STATED EXERCISE: Extract each line bearing the word "with".

DATA EXCERPTS:
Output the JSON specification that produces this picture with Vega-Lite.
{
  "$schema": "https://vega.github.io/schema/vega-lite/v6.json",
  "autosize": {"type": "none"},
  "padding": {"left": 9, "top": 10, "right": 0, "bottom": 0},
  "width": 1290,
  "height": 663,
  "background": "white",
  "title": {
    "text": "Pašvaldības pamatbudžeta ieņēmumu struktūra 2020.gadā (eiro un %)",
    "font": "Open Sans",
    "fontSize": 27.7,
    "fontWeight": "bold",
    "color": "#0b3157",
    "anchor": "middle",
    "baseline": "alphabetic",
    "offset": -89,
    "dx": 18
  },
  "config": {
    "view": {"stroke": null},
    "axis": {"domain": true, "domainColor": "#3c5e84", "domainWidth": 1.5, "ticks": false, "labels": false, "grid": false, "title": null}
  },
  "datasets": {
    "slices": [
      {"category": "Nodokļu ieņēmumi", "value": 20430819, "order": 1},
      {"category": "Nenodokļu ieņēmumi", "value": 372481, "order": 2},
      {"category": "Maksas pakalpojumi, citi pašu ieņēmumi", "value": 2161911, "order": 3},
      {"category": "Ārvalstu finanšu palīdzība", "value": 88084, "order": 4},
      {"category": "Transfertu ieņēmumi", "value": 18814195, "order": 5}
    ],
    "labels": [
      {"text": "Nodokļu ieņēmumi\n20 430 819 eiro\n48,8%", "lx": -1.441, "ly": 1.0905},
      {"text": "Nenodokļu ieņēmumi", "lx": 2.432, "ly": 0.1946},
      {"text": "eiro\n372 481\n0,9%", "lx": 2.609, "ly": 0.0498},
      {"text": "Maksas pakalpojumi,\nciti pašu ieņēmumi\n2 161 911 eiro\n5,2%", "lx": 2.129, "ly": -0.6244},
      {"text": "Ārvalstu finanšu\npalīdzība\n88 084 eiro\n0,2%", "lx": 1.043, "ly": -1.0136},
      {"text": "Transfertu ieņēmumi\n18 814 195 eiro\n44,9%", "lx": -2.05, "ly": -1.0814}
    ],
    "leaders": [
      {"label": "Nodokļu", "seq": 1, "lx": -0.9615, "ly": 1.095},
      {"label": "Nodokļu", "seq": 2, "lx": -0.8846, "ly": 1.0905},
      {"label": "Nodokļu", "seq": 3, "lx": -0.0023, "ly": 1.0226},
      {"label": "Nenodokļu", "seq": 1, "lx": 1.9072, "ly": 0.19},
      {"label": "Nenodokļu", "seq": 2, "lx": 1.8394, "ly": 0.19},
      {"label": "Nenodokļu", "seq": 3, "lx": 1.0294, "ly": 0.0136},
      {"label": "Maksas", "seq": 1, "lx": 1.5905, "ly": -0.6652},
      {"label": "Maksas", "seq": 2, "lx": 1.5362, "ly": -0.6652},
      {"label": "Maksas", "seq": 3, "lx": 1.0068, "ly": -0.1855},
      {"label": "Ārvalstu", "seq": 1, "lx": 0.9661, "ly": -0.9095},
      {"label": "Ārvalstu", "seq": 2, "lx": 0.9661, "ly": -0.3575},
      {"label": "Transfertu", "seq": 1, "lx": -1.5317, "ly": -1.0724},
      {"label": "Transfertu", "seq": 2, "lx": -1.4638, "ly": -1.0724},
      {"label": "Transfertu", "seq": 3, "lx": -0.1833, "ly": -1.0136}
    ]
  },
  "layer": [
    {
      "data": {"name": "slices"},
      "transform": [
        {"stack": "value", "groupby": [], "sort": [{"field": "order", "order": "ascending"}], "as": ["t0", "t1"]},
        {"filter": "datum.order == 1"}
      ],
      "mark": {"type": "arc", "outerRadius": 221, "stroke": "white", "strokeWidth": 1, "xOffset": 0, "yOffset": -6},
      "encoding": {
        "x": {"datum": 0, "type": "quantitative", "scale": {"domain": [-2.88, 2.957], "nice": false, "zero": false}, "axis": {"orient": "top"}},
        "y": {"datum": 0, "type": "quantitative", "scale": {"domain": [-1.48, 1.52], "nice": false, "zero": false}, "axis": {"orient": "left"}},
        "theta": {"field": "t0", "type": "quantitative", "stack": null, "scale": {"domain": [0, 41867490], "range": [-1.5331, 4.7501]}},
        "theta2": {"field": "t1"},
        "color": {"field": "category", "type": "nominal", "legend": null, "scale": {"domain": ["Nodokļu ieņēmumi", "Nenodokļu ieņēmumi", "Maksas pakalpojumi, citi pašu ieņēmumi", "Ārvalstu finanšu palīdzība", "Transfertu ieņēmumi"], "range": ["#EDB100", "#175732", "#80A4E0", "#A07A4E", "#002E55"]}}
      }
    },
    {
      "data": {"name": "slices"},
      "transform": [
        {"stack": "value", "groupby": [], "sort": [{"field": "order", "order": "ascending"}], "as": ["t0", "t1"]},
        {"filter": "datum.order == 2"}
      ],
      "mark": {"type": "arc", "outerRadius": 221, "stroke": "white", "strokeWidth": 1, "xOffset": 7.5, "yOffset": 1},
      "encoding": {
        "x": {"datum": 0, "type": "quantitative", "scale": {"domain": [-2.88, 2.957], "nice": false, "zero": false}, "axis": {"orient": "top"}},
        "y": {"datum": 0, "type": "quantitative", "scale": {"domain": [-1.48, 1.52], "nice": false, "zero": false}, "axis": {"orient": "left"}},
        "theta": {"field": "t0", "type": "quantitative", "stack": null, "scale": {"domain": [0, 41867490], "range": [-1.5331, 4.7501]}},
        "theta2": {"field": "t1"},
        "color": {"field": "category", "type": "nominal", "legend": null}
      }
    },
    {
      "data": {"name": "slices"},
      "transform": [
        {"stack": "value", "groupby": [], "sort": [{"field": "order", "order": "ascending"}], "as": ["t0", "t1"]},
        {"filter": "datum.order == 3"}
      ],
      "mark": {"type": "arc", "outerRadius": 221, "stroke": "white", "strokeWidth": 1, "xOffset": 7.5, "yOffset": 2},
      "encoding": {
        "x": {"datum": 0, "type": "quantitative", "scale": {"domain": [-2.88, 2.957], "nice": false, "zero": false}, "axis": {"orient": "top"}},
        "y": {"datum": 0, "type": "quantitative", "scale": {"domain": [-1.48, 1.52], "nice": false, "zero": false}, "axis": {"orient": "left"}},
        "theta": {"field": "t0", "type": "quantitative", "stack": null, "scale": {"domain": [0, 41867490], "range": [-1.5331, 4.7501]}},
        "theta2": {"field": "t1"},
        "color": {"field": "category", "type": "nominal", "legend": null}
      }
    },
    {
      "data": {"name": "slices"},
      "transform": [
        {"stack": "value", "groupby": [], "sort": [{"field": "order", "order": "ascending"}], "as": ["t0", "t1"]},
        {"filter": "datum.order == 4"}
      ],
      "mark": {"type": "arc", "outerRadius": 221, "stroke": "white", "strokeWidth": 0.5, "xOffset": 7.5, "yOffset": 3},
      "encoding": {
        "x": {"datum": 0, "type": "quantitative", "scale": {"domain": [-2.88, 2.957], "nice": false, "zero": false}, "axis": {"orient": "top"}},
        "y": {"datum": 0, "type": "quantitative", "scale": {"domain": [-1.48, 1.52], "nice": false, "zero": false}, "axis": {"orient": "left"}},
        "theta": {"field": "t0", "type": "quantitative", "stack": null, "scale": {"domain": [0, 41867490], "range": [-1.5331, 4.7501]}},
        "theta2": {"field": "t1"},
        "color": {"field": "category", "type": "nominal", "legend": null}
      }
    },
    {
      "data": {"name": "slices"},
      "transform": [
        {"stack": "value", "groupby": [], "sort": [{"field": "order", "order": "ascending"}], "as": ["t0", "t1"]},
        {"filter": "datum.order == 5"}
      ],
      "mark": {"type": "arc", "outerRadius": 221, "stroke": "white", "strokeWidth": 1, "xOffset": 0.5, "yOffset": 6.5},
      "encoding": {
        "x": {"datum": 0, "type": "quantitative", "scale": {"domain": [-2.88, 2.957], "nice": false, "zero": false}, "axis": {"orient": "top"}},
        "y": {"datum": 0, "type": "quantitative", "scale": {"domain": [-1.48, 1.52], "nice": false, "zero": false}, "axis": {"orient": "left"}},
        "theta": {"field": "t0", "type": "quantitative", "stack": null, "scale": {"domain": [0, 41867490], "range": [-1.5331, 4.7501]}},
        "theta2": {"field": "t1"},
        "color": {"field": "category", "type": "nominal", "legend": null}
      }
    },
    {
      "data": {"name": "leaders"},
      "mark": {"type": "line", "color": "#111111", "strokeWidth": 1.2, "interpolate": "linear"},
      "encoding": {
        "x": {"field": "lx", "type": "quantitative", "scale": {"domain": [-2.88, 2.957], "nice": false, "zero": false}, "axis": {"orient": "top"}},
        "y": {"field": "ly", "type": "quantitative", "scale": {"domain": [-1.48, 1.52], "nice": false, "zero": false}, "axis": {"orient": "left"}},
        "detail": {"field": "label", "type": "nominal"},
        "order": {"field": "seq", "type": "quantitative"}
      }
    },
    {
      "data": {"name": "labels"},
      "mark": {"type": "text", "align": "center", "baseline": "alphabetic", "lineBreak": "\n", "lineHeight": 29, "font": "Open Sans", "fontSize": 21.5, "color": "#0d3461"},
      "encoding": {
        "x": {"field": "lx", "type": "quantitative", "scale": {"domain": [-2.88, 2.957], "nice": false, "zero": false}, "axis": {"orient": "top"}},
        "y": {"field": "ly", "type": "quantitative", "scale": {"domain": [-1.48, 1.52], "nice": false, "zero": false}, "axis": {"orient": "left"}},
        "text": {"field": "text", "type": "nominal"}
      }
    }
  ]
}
...
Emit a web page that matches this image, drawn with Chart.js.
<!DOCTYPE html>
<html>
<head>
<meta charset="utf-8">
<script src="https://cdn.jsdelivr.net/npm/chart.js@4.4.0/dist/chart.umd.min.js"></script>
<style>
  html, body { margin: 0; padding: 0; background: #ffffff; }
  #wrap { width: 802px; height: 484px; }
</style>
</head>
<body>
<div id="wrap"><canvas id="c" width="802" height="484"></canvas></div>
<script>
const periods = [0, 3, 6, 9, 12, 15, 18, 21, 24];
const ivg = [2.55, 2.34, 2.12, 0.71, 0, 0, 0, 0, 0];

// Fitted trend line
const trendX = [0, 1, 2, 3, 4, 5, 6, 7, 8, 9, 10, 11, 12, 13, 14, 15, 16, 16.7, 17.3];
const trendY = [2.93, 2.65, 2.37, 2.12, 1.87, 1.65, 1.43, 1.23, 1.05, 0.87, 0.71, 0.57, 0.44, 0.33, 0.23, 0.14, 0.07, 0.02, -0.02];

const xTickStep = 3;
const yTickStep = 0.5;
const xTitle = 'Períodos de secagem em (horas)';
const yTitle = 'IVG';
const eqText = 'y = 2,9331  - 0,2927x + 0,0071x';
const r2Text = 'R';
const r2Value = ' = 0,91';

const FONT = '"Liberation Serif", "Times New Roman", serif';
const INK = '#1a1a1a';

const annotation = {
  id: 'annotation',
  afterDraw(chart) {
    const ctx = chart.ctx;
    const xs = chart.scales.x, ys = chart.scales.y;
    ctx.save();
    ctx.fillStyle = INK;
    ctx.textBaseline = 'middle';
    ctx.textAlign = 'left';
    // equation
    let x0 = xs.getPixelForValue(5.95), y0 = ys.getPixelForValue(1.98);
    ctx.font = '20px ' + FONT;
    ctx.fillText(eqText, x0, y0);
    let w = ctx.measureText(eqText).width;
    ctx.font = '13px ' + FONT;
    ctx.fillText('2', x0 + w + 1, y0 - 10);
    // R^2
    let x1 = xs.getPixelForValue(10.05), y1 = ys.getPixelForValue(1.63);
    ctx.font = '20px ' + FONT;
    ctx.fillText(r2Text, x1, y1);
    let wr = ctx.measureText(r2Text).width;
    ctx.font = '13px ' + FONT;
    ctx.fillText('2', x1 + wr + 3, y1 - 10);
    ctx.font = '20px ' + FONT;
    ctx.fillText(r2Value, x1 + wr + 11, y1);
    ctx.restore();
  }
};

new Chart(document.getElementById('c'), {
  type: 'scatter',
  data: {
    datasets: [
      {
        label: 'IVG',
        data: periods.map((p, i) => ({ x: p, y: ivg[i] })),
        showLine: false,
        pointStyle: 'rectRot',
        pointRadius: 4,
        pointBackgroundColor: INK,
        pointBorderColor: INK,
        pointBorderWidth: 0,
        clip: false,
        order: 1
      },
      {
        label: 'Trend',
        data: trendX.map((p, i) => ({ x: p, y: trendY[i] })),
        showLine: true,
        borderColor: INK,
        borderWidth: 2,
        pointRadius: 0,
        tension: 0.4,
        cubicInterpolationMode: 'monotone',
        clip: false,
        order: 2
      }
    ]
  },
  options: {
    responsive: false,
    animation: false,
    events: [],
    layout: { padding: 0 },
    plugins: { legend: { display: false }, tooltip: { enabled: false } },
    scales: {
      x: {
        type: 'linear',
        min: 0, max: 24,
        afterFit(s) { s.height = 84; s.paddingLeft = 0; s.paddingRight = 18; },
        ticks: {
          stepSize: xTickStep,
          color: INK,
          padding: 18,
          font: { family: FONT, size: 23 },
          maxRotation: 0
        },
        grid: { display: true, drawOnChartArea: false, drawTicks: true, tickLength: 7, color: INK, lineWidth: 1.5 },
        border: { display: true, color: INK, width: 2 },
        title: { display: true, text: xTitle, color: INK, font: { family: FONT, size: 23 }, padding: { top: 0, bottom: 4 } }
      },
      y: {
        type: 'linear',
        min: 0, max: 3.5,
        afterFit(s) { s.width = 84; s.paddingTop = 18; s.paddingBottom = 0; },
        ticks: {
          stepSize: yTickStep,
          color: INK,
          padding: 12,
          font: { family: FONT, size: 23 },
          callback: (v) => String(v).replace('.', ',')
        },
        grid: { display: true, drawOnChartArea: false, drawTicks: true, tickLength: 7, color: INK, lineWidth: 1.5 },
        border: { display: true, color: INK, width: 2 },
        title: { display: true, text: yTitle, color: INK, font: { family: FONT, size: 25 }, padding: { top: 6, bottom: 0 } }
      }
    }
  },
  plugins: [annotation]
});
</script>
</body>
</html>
--
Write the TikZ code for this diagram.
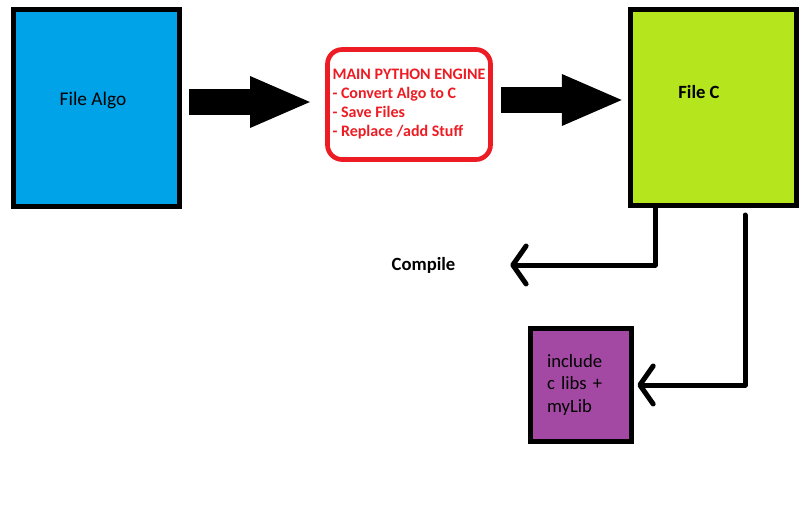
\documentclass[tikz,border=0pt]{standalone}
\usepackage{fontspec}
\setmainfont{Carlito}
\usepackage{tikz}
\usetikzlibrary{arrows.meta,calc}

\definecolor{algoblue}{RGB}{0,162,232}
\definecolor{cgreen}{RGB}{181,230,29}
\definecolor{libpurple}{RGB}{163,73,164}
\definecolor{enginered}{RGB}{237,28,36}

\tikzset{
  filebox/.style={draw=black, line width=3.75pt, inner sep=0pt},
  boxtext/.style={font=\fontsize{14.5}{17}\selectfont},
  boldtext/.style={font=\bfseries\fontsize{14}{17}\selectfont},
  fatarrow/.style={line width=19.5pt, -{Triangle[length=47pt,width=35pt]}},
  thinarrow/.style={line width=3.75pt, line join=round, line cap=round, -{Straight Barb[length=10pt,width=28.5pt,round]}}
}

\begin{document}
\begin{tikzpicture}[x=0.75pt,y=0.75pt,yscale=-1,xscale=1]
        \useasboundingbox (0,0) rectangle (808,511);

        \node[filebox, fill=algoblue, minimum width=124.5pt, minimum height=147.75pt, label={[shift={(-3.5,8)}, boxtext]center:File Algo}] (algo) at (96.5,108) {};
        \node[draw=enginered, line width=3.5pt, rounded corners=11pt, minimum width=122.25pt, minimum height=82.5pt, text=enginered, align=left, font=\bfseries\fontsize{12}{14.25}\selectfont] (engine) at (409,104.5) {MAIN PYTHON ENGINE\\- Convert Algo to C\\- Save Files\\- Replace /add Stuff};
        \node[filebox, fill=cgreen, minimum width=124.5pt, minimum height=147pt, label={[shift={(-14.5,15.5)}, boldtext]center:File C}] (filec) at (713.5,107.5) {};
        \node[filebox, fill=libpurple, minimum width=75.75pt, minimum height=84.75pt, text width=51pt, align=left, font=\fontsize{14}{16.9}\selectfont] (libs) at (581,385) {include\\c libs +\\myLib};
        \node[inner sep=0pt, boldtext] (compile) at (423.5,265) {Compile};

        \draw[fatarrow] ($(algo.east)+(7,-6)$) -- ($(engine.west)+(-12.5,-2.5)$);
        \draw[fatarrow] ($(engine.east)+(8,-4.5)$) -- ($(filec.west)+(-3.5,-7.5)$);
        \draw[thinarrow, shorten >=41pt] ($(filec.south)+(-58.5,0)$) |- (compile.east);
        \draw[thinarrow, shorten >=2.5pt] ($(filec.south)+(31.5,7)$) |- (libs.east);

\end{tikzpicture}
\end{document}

OUTPUT OF THE EXERCISE:
Output the JSON specification that produces this picture with Vega-Lite.
Emit a web page that matches this image, drawn with Chart.js.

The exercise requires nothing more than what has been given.